> [Rows from a dataset of charts and code]:
════════════════════
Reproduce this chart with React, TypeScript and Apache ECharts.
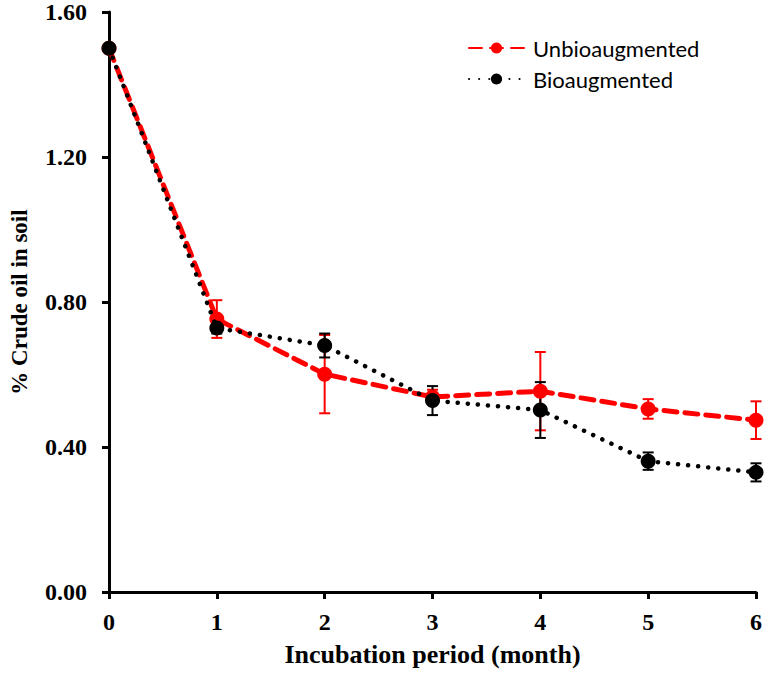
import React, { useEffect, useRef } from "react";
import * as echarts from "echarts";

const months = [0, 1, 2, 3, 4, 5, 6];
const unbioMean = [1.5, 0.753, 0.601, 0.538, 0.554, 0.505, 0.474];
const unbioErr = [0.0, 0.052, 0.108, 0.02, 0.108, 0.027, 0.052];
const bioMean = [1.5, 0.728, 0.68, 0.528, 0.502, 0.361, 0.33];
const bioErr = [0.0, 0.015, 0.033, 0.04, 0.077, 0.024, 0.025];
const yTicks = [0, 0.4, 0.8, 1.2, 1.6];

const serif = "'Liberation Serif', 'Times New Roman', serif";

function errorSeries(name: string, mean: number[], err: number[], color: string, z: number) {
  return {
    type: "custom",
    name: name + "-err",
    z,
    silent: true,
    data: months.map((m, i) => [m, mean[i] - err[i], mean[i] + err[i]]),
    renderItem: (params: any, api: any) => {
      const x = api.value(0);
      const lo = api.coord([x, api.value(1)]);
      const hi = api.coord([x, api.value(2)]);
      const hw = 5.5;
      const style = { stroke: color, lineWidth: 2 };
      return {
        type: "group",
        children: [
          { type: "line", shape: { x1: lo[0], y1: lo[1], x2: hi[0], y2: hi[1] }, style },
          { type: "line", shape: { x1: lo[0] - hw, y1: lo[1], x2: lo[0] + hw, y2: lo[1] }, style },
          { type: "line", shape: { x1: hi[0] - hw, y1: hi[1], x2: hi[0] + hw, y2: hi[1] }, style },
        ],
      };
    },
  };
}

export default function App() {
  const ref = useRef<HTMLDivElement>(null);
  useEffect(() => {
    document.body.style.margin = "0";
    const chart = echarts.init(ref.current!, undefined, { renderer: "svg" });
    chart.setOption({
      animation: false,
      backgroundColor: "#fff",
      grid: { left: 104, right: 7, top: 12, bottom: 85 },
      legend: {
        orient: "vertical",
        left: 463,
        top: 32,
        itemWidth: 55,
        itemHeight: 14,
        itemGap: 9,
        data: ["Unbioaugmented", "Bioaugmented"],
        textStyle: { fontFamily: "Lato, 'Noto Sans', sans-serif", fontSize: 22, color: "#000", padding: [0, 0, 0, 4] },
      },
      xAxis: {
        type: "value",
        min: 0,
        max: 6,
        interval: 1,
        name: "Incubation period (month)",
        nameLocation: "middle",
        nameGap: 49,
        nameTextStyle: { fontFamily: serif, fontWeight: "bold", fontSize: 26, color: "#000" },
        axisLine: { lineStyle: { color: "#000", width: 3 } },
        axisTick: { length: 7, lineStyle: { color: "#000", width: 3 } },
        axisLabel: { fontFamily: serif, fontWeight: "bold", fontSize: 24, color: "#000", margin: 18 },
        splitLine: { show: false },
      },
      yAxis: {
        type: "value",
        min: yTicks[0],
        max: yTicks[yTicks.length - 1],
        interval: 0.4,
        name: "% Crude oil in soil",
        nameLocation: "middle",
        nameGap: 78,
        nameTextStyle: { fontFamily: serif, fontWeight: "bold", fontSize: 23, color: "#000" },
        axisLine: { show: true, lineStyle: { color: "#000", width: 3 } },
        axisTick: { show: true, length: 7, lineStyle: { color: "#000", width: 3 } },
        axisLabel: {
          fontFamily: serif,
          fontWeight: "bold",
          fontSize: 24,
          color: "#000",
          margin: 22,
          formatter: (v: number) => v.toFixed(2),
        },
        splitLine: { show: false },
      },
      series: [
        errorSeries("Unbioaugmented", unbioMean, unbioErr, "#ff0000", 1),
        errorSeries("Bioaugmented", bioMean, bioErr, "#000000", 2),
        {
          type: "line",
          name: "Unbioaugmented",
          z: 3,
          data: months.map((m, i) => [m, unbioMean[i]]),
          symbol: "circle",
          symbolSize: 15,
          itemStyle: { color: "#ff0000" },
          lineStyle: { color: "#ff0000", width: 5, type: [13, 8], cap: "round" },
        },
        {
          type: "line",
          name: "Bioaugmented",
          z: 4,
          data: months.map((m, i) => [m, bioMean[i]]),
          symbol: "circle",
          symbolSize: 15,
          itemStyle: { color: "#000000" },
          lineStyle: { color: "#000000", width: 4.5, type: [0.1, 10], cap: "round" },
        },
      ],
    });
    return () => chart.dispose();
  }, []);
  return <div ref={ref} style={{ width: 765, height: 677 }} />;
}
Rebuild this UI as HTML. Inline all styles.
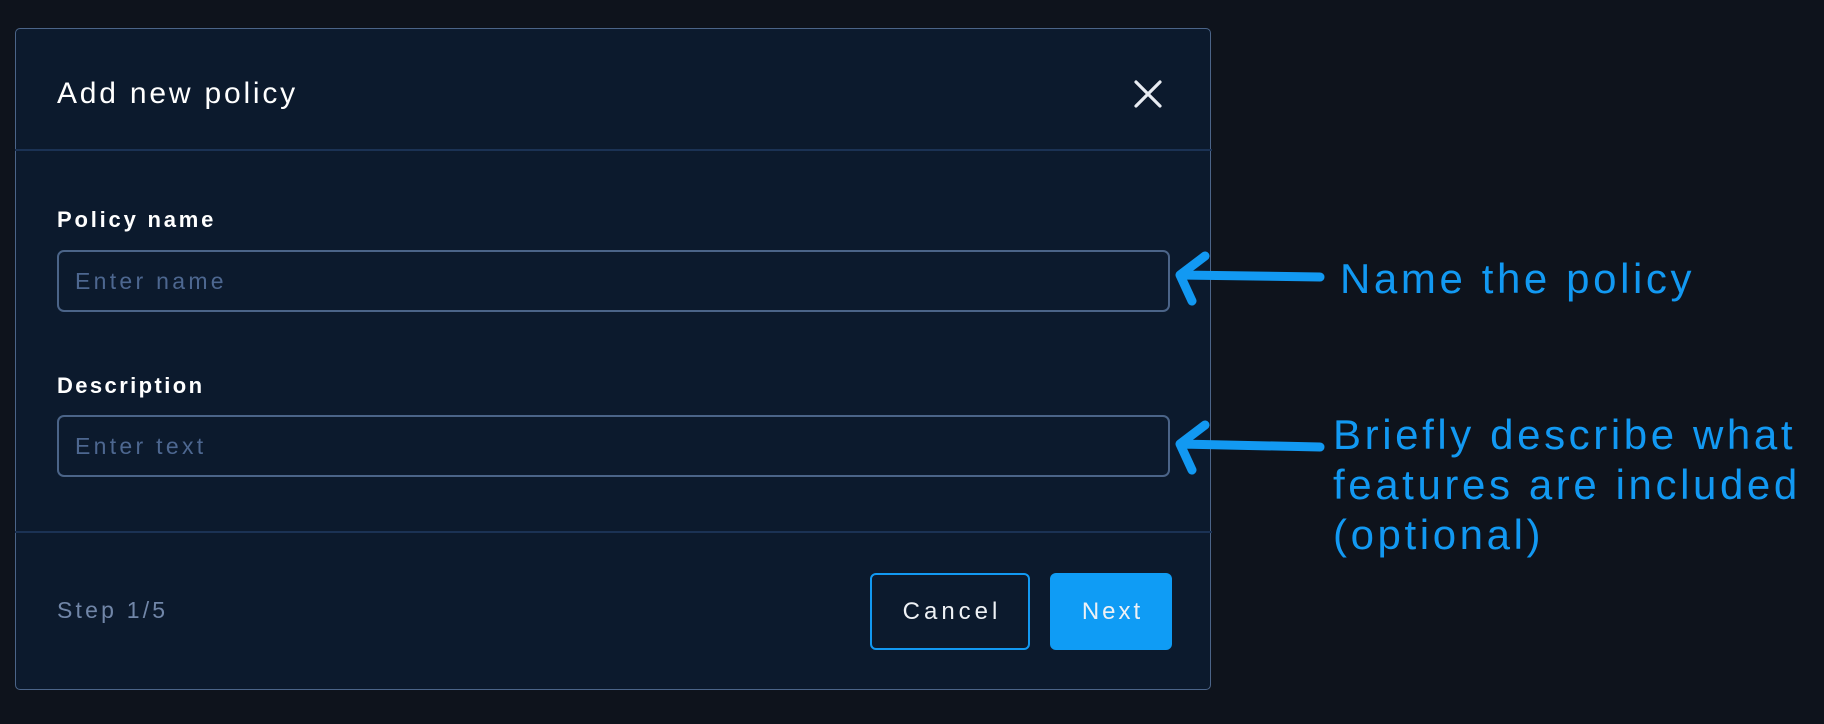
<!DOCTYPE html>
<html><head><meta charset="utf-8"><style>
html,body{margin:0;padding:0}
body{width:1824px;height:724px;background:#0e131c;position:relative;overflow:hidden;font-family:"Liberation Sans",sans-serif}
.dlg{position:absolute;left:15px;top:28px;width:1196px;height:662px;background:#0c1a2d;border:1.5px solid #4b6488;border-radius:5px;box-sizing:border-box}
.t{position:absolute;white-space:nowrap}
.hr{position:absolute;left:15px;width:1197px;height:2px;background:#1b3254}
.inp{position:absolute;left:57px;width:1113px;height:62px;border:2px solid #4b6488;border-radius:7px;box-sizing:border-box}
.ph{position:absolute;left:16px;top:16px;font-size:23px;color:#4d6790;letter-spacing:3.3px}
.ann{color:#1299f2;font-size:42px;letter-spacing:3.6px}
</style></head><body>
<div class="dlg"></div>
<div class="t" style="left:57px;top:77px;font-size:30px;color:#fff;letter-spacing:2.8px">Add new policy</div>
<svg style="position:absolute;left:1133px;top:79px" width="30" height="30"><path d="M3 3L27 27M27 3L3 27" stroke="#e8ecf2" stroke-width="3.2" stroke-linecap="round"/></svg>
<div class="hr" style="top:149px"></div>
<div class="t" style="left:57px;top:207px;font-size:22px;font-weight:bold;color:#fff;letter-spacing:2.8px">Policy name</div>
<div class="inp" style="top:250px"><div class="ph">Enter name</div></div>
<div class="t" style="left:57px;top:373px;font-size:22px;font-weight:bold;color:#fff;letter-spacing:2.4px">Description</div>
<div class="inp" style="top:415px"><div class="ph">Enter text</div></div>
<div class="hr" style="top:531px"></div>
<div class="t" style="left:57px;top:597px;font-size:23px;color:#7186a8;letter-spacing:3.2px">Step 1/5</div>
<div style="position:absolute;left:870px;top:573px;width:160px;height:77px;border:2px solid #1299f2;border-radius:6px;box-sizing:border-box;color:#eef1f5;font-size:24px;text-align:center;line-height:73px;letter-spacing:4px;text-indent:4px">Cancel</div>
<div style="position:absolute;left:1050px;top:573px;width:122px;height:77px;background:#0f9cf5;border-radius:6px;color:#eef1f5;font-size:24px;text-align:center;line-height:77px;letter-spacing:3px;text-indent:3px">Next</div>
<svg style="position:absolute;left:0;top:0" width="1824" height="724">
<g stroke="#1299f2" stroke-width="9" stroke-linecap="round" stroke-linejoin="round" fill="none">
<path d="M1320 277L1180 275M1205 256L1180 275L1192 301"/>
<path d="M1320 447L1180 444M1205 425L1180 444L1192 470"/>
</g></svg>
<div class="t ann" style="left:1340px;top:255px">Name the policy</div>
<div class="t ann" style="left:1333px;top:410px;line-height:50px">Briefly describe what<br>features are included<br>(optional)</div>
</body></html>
════════════════════
> [WRITTEN REQUEST]: Pictures stay out. Repeat only the lines from the beginning of the data through the line that has "import * as".

> [WORKED ANSWER]:
Reproduce this chart with React, TypeScript and Apache ECharts.
import React, { useEffect, useRef } from "react";
import * as echarts from "echarts";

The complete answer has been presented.